Need a hint on a matrix problem

Question

We have two, $n \times n$ matrices $X, Y$ with complex elements which can be written like $X=A^3+B^3$ and $Y=C^3+D^3$, where $A,B,C,D$ are, respectively, matrices of the same dimension with complex elements. I have to show that there exist two matrices $E,F$ such that $XY=E^3+F^3$. Can someone, please, give me a hint?

Answer 1

This question was asked in a recent contest. I hope the competition is now closed.

EDIT. Proposition. Let $\alpha\in(1,+\infty)$ and let $A\in M_n(\mathbb{C})$. Then there are $E,F\in M_n(\mathbb{C})$ s.t. $E$ is a polynomial in $A$, $F$ is a scalar matrix and s.t. $A=E^{\alpha}+F^{\alpha}$.

Proof. Case 1. $A$ has no $\leq 0$ eigenvalues. Let $E=e^{(1/\alpha)\log(A)}$, where $\log$ is the principal logarithm. Then $E$ is a polynomial in $A$ and $E^{\alpha}=A$, because when $\alpha>1$, $(U^{1/\alpha})^{\alpha}=U$.

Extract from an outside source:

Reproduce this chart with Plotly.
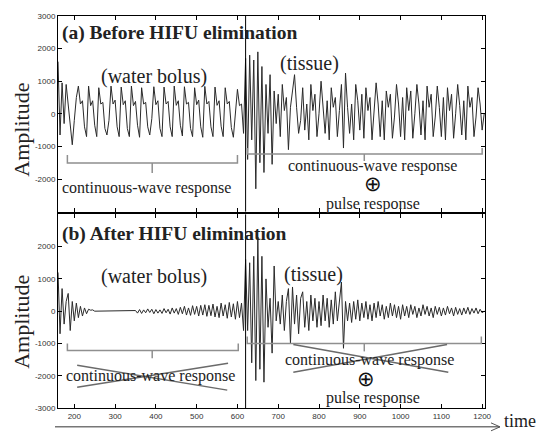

Case 2. $A$ admits $\lambda_1\leq\cdots\leq\lambda_k$ as $\leq 0$ eigenvalues; then $B=A+(1-\lambda_1)I_n$ has no $\leq 0$ eigenvalues and we may write $B=E^{\alpha}$, where $E$ is a polynomial in $B$, then in $A$. Finally $A=E^{\alpha}-(1-\lambda_1)I=E^{\alpha}+(\beta I)^{\alpha}$ where $1-\lambda_1=\rho$ and $\beta=\rho^{1/\alpha} e^{i\pi/\alpha}$.

Answer 2

Any complex matrix can be written as $A + iC$ where $A$ and $C$ are Hermitian. Hermitian matrices have cube roots (since they are diagonalizable) and so does $i$.